James Goodness, a spokesman for Myers, said the diocese has set benchmarks for church attendance, community involvement and numbers of baptisms or weddings performed, and parishes that do not meeting the benchmarks will have 12 to 18 months to show they can improve or explore merging resources with nearby churches. “We’re not asking them to consider whether they should close,” Goodness said. “We’re asking them what they can do to work toward the benchmarks.”

Similar reorganization plans are under way in the archdioceses of Boston and New York.

Charities paying for birth control

DENVER -- Catholic Charities in Denver acknowledged it has provided prescription birth control to its employees for two years in what one official called an “embarrassing” oversight. The discovery came the same week that the California Supreme Court ruled Catholic Charities of Sacramento (NCR, March 12) must provide prescription birth control to its employees as part of its drug benefit plan.
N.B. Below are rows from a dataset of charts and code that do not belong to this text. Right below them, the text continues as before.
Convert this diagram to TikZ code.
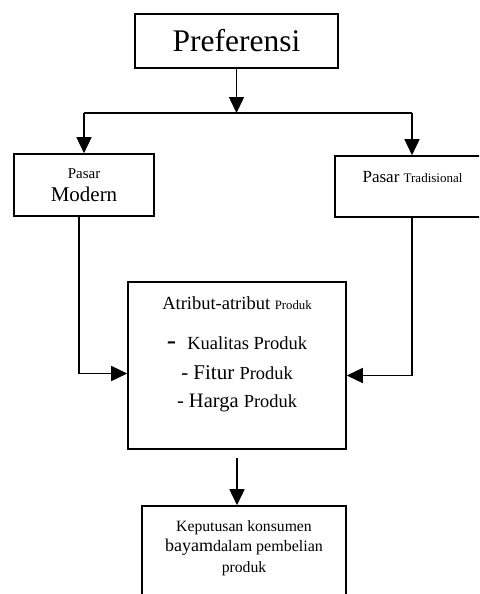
\documentclass[tikz,border=0pt]{standalone}
\usepackage{fontspec}
\setmainfont{Liberation Serif}
\usetikzlibrary{arrows.meta,positioning}

\newcommand{\fs}[2]{\fontsize{#1}{#2}\selectfont}

\begin{document}
\begin{tikzpicture}[x=1pt,y=-1pt,line width=1.6pt,
            box/.style={draw,rectangle,inner sep=0pt,align=center},
            arr/.style={-{Triangle[width=15pt,length=16pt]}}]
            \useasboundingbox (0,0) rectangle (479,594);
            \clip (0,0) rectangle (479,594);
            \node[box, minimum width=203pt, minimum height=54pt, font=\fs{31.5}{36}] (pref) at (236.5,41) {Preferensi};
            \node[box, minimum width=140pt, minimum height=62pt, font=\fs{15}{22.5}] (modern) at (84,185) {Pasar\\\fs{21}{22.5}Modern};
            \node[box, minimum width=154pt, minimum height=61pt] (trad) at (412,186.5) {};
            \node (tradtxt) at (412.5,177) {\fs{17}{20}Pasar \fs{13}{20}Tradisional};
            \node[box, minimum width=218pt, minimum height=167pt] (attr) at (237,365.5) {};
            \node[align=center, font=\fs{18.5}{28}] (attrtxt) at (237,354) {Atribut-atribut \fs{12.8}{28}Produk\\[12pt]
                {\fs{28}{28}-}\hspace{11pt}Kualitas Produk\\[2pt]
                \fs{21}{28}- Fitur \fs{18.4}{28}Produk\\
                \fs{20.5}{28}- Harga \fs{18.4}{28}Produk};
            \node[box, minimum width=204pt, minimum height=110pt] (kep) at (244,561) {};
            \node[align=center, font=\fs{15.7}{20.5}] (keptxt) at (244,548) {Keputusan konsumen\\
                \fs{18}{20.5}bayam\fs{16}{20.5}dalam pembelian\\
                produk};
            \coordinate (split) at (236.5,113);
            \path[arr]
                (pref) edge (split)
                (split) edge [-] (split -| modern)
                (split) edge [-] (split -| trad);
            \draw[arr] (split -| modern) -- (modern);
            \draw[arr] (split -| trad) -- (trad);
            \draw[arr] ([xshift=-5pt]modern.south) |- ([yshift=-8pt]attr.west);
            \draw[arr] (trad.south) |- ([yshift=-10pt]attr.east);
            \draw[arr] ([yshift=-8pt]attr.south) -- (attr.south |- kep.north);
        \end{tikzpicture}
\end{document}
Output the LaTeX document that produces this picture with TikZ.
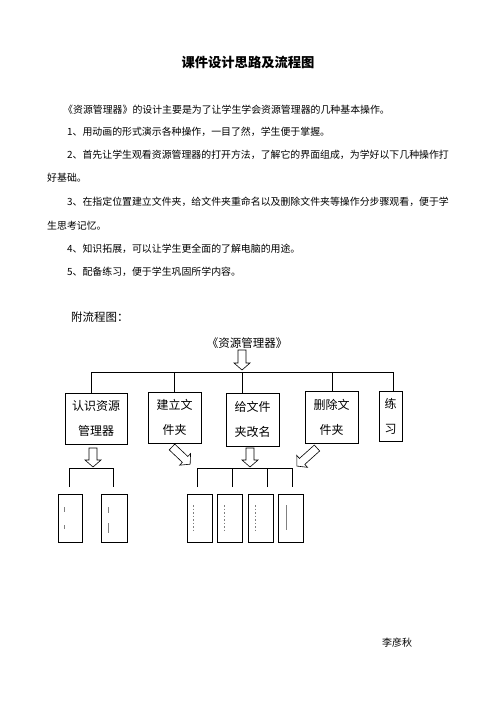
\documentclass[tikz,border=0pt]{standalone}
\usepackage{fontspec}
\setmainfont{Noto Sans CJK SC}
\newcommand\blockarr[4]{%
  \begin{scope}[shift={(#1,#2)},rotate=#3]
    \draw[line width=0.6pt,fill=white] (0,4) -- (#4-7,4) -- (#4-7,8) -- (#4,0) -- (#4-7,-8) -- (#4-7,-4) -- (0,-4) -- cycle;
  \end{scope}}
\begin{document}
\begin{tikzpicture}[x=1pt,y=-1pt,
  box/.style={draw,line width=0.8pt,inner sep=0pt,align=center,font=\fontsize{12}{25}\selectfont},
  smallbox/.style={draw,line width=0.8pt,inner sep=0pt,minimum width=25pt,minimum height=48pt},
  ln/.style={line width=0.8pt},
  para/.style={anchor=west,inner sep=0pt,font=\fontsize{9.9}{12}\selectfont},
  tick/.style={gray,line width=0.6pt,dash pattern=on 1.5pt off 2pt}]
\useasboundingbox (0,0) rectangle (496,702);
\fill[white] (0,0) rectangle (496,702);

% title and paragraphs
\node[inner sep=0pt,font=\fontsize{13.3}{15}\selectfont\bfseries] (title) at (248,62) {课件设计思路及流程图};
\node[para] (p1) at (63,110) {《资源管理器》的设计主要是为了让学生学会资源管理器的几种基本操作。};
\node[para] (p2) at (67,132) {1、用动画的形式演示各种操作，一目了然，学生便于掌握。};
\node[para] (p3) at (67,155) {2、首先让学生观看资源管理器的打开方法，了解它的界面组成，为学好以下几种操作打};
\node[para] (p4) at (47,178) {好基础。};
\node[para] (p5) at (67,202) {3、在指定位置建立文件夹，给文件夹重命名以及删除文件夹等操作分步骤观看，便于学};
\node[para] (p6) at (47,226) {生思考记忆。};
\node[para] (p7) at (67,249) {4、知识拓展，可以让学生更全面的了解电脑的用途。};
\node[para] (p8) at (67,272) {5、配备练习，便于学生巩固所学内容。};

% flowchart
\node[anchor=west,inner sep=0pt,font=\fontsize{11.5}{13}\selectfont] (fl) at (71,317) {附流程图：};
\node[inner sep=0pt,font=\fontsize{11.5}{13}\selectfont] (root) at (247,343) {《资源管理器》};
\blockarr{242}{350}{-90}{20}

\node[box,minimum width=62pt,minimum height=51pt] (b1) at (96,418.5) {认识资源\\管理器};
\node[box,minimum width=53pt,minimum height=51pt] (b2) at (174.5,417.5) {建立文\\件夹};
\node[box,minimum width=53pt,minimum height=53pt] (b3) at (252.5,419.5) {给文件\\夹改名};
\node[box,minimum width=53pt,minimum height=52pt] (b4) at (331.5,417) {删除文\\件夹};
\node[box,minimum width=23pt,minimum height=50pt] (b5) at (390.5,416) {练\\习};

\coordinate (d1) at (91,372);
\coordinate (d2) at (174,372);
\coordinate (d3) at (242,372);
\coordinate (d4) at (332,372);
\coordinate (d5) at (393,372);
\draw[ln] (d1) -- (d5);
\draw[ln] (d1) -- (d1 |- b1.north);
\draw[ln] (d2) -- (d2 |- b2.north);
\draw[ln] (d3) -- (d3 |- b3.north);
\draw[ln] (d4) -- (d4 |- b4.north);
\draw[ln] (d5) -- (d5 |- b5.north);

\blockarr{93}{448}{-90}{19}
\blockarr{172}{447}{-43.4}{25}
\blockarr{250}{448}{-90}{19}
\blockarr{317}{448}{-138}{27}

% lower brackets
\coordinate (la) at (69,487);
\coordinate (lb) at (113,487);
\draw[ln] (la) -- ++(0,-19) -| (lb);
\coordinate (ra) at (197,487);
\coordinate (rb) at (232,487);
\coordinate (rc) at (267,487);
\coordinate (rd) at (292,487);
\draw[ln] (ra) -- ++(0,-19) -| (rd);
\draw[ln] (rb) -- ++(0,-19);
\draw[ln] (rc) -- ++(0,-19);

% small boxes
\node[smallbox,minimum width=24pt] (sa) at (70,518) {};
\node[smallbox,minimum width=26pt] (sb) at (114,518) {};
\node[smallbox] (sc) at (199.5,518) {};
\node[smallbox] (sd) at (229.5,518) {};
\node[smallbox] (se) at (260.5,518) {};
\node[smallbox] (sf) at (290.5,518) {};

\draw[gray,line width=0.6pt] (64,507) -- (64,512) (64,525) -- (64,529);
\draw[gray,line width=0.6pt] (108,507) -- (108,513) (108,523) -- (108,533);
\draw[tick] (193,505) -- (193,530);
\draw[tick] (224,505) -- (224,530);
\draw[tick] (255,505) -- (255,530);
\draw[gray,line width=0.6pt] (286,505) -- (286,530);

\node[inner sep=0pt,font=\fontsize{10}{12}\selectfont] (author) at (397,643) {李彦秋};
\end{tikzpicture}
\end{document}
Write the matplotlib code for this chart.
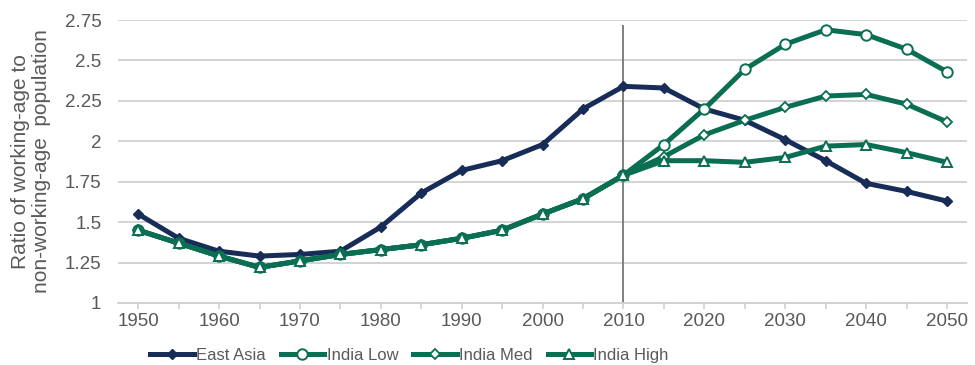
import matplotlib
matplotlib.use("Agg")
import matplotlib.pyplot as plt
from matplotlib import font_manager

years = list(range(1950, 2051, 5))

east_asia = [1.55, 1.40, 1.32, 1.29, 1.30, 1.32, 1.47, 1.68, 1.82, 1.88, 1.98,
             2.20, 2.34, 2.33, 2.20, 2.13, 2.01, 1.88, 1.74, 1.69, 1.63]
india_hist = [1.45, 1.37, 1.29, 1.22, 1.26, 1.30, 1.33, 1.36, 1.40, 1.45, 1.55,
              1.645, 1.79]
india_low = india_hist + [1.98, 2.20, 2.445, 2.60, 2.69, 2.66, 2.57, 2.43]
india_med = india_hist + [1.905, 2.04, 2.13, 2.21, 2.28, 2.29, 2.23, 2.12]
india_high = india_hist + [1.88, 1.88, 1.87, 1.90, 1.97, 1.98, 1.93, 1.87]

y_ticks = [1, 1.25, 1.5, 1.75, 2, 2.25, 2.5, 2.75]
y_tick_labels = ["1", "1.25", "1.5", "1.75", "2", "2.25", "2.5", "2.75"]
x_tick_years = list(range(1950, 2051, 10))

names = {f.name for f in font_manager.fontManager.ttflist}
family = "Liberation Sans Narrow" if "Liberation Sans Narrow" in names else "Liberation Sans"
plt.rcParams["font.family"] = [family, "DejaVu Sans"]

NAVY = "#172d57"
GREEN = "#0a6e53"
TEXT = "#595959"

fig = plt.figure(figsize=(9.75, 3.65), dpi=100)
ax = fig.add_axes([0.121, 0.170, 0.871, 0.775])

ax.plot(years, east_asia, color=NAVY, lw=3.6, marker="D", ms=5,
        mfc=NAVY, mec=NAVY, label="East Asia", clip_on=False, zorder=3)
ax.plot(years, india_low, color=GREEN, lw=3.6, marker="o", ms=7.5,
        mfc="white", mec=GREEN, mew=1.4, label="India Low", clip_on=False, zorder=4)
ax.plot(years, india_med, color=GREEN, lw=3.6, marker="D", ms=5.5,
        mfc="white", mec=GREEN, mew=1.3, label="India Med", clip_on=False, zorder=5)
ax.plot(years, india_high, color=GREEN, lw=3.6, marker="^", ms=7,
        mfc="white", mec=GREEN, mew=1.4, label="India High", clip_on=False, zorder=6)

ax.axvline(2010, ymin=0, ymax=0.98, color="#808080", lw=1.4, zorder=2)

ax.set_xlim(1947.5, 2052.5)
ax.set_ylim(1, 2.75)
ax.set_yticks(y_ticks)
ax.set_yticklabels(y_tick_labels)
ax.set_xticks(years, minor=True)
ax.set_xticks(x_tick_years)
ax.set_xticklabels([str(y) for y in x_tick_years])

ax.grid(axis="y", color="#d0d0d0", lw=1.3, zorder=0)
ax.set_axisbelow(True)
for side in ("top", "right", "left"):
    ax.spines[side].set_visible(False)
ax.spines["bottom"].set_color("#d0d0d0")
ax.spines["bottom"].set_linewidth(1.3)

ax.tick_params(axis="y", length=0, labelsize=13.5, labelcolor=TEXT, pad=12)
ax.tick_params(axis="x", which="both", length=4, color="#d0d0d0", width=1.2,
               labelsize=13.5, labelcolor=TEXT, pad=3)

ax.set_ylabel("Ratio of working-age to\nnon-working-age  population",
              fontsize=15, color=TEXT, labelpad=10, linespacing=1.1)

leg = fig.legend(handles=ax.get_lines()[:4], loc="center",
                 bbox_to_anchor=(0.42, 0.026), ncol=4, frameon=False,
                 fontsize=12, handlelength=2.6, handletextpad=0.15,
                 columnspacing=0.9, borderpad=0)
for t in leg.get_texts():
    t.set_color(TEXT)

fig.savefig("out.png", dpi=100)
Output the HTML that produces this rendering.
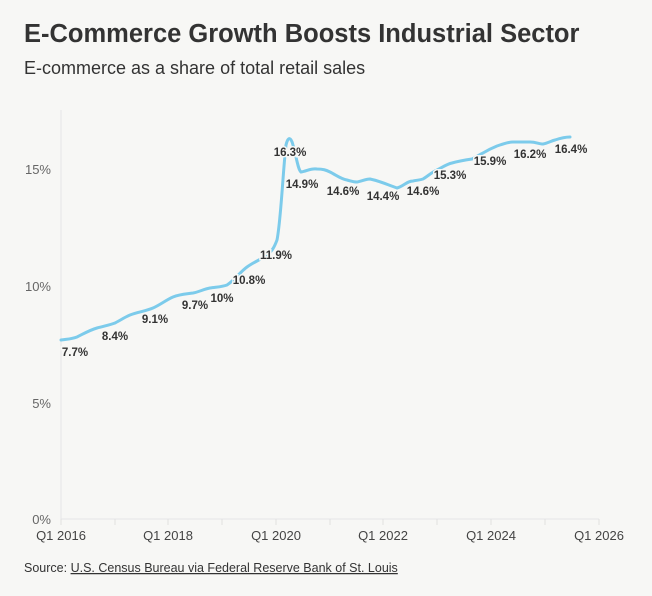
<!DOCTYPE html>
<html><head><meta charset="utf-8"><style>
body{margin:0;background:#f7f7f5;width:652px;height:591px;overflow:hidden;font-family:"Liberation Sans",sans-serif;}
</style></head><body>
<svg width="652" height="591" xmlns="http://www.w3.org/2000/svg" font-family="Liberation Sans, sans-serif">
<text x="24" y="42" font-size="25.5" font-weight="bold" fill="#333">E-Commerce Growth Boosts Industrial Sector</text>
<text x="24" y="74" font-size="18" fill="#333">E-commerce as a share of total retail sales</text>
<line x1="61" y1="110" x2="61" y2="519" stroke="#e6e6e6"/>
<line x1="61" y1="519" x2="599" y2="519" stroke="#e6e6e6"/>
<g stroke="#e0e0e0">
<line x1="61" y1="519" x2="61" y2="525"/><line x1="115" y1="519" x2="115" y2="525"/><line x1="168" y1="519" x2="168" y2="525"/><line x1="222" y1="519" x2="222" y2="525"/><line x1="276" y1="519" x2="276" y2="525"/><line x1="330" y1="519" x2="330" y2="525"/><line x1="383" y1="519" x2="383" y2="525"/><line x1="437" y1="519" x2="437" y2="525"/><line x1="491" y1="519" x2="491" y2="525"/><line x1="545" y1="519" x2="545" y2="525"/><line x1="599" y1="519" x2="599" y2="525"/>
</g>
<g font-size="13" fill="#666" text-anchor="end">
<text x="51" y="174">15%</text><text x="51" y="291">10%</text><text x="51" y="408">5%</text><text x="51" y="524">0%</text>
</g>
<g font-size="13" fill="#444" text-anchor="middle">
<text x="61" y="540">Q1 2016</text><text x="168" y="540">Q1 2018</text><text x="276" y="540">Q1 2020</text><text x="383" y="540">Q1 2022</text><text x="491" y="540">Q1 2024</text><text x="599" y="540">Q1 2026</text>
</g>
<path d="M61,340 C68,339 72,339 77,337 C85,333 90,330 97,328 C104,326 110,325 115,323 C121,320 125,317 130,315 C138,312 146,311 153,308 C160,305 166,300 173,297 C180,294 186,294 193,293 C199,292 204,289 210,288 C216,287 222,287 227,285 C235,280 240,272 247,267 C254,262 260,260 267,255 C272,251 274,248 277,240 C281,220 283,170 286,145 C288,136 291,137 293,145 C296,155 298,170 301,172 C307,171 311,168 317,169 C323,169 326,170 330,172 C336,175 341,179 347,180 C351,181 353,182 357,182 C362,181 366,179 370,179 C380,181 388,185 397,188 C404,186 407,181 413,181 C418,180 420,180 423,179 C428,176 432,172 437,170 C443,167 447,164 452,163 C459,161 465,160 472,159 C476,157 479,155 483,153 C488,150 492,148 497,146 C503,144 508,142 513,142 C519,142 524,142 530,142 C536,142 539,144 543,144 C548,143 551,141 555,140 C561,138 565,137 570,137" fill="none" stroke="#7ccbeb" stroke-width="3" stroke-linecap="round"/>
<g font-size="11.5" font-weight="bold" fill="#333" text-anchor="middle" stroke="#f7f7f5" stroke-width="3" paint-order="stroke">
<text x="75" y="356">7.7%</text><text x="115" y="340">8.4%</text><text x="155" y="323">9.1%</text><text x="195" y="309">9.7%</text><text x="222" y="302">10%</text><text x="249" y="284">10.8%</text><text x="276" y="259">11.9%</text><text x="290" y="156">16.3%</text><text x="302" y="188">14.9%</text><text x="343" y="195">14.6%</text><text x="383" y="200">14.4%</text><text x="423" y="195">14.6%</text><text x="450" y="179">15.3%</text><text x="490" y="165">15.9%</text><text x="530" y="158">16.2%</text><text x="571" y="153">16.4%</text>
</g>
<text x="24" y="572" font-size="12.5" fill="#333">Source: <tspan text-decoration="underline">U.S. Census Bureau via Federal Reserve Bank of St. Louis</tspan></text>
</svg>
</body></html>
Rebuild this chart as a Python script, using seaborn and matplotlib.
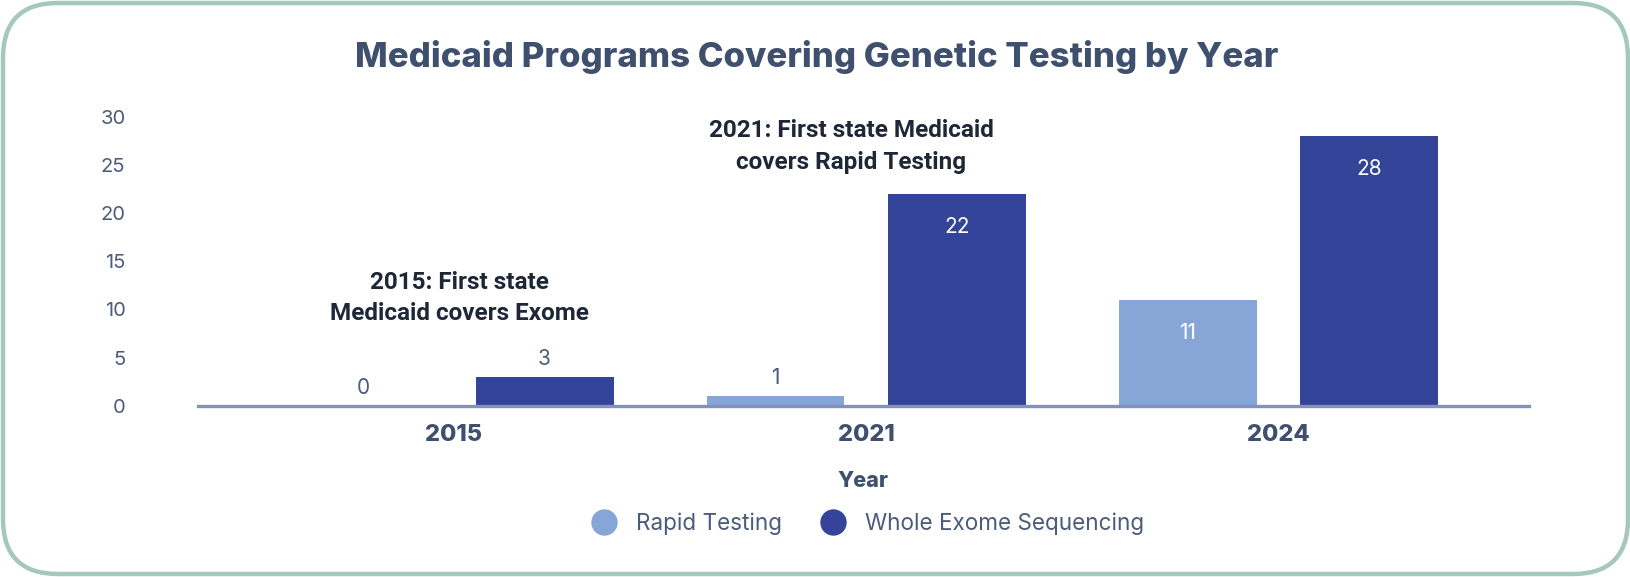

“I’m embarrassed,” Denver Catholic Charities president Jim Mauck said. “Ultimately, I blew it. We’ll just have to correct it and go on with it.” The discovery came as the aid agency was reviewing its policy with United Health Care, which was set to expire at the end of April. Mauck said he was unsure how birth control was added to the plan.

A spokesperson for the Denver archdiocese said Archbishop Charles Chaput was “astonished” by the oversight and promised to monitor the charity’s new benefit plan for its 425 employees. Because Colorado does not have a law mandating contraceptive coverage like California, the Denver charity cannot be forced to provide prescription birth control to its employees when it signs a new contract.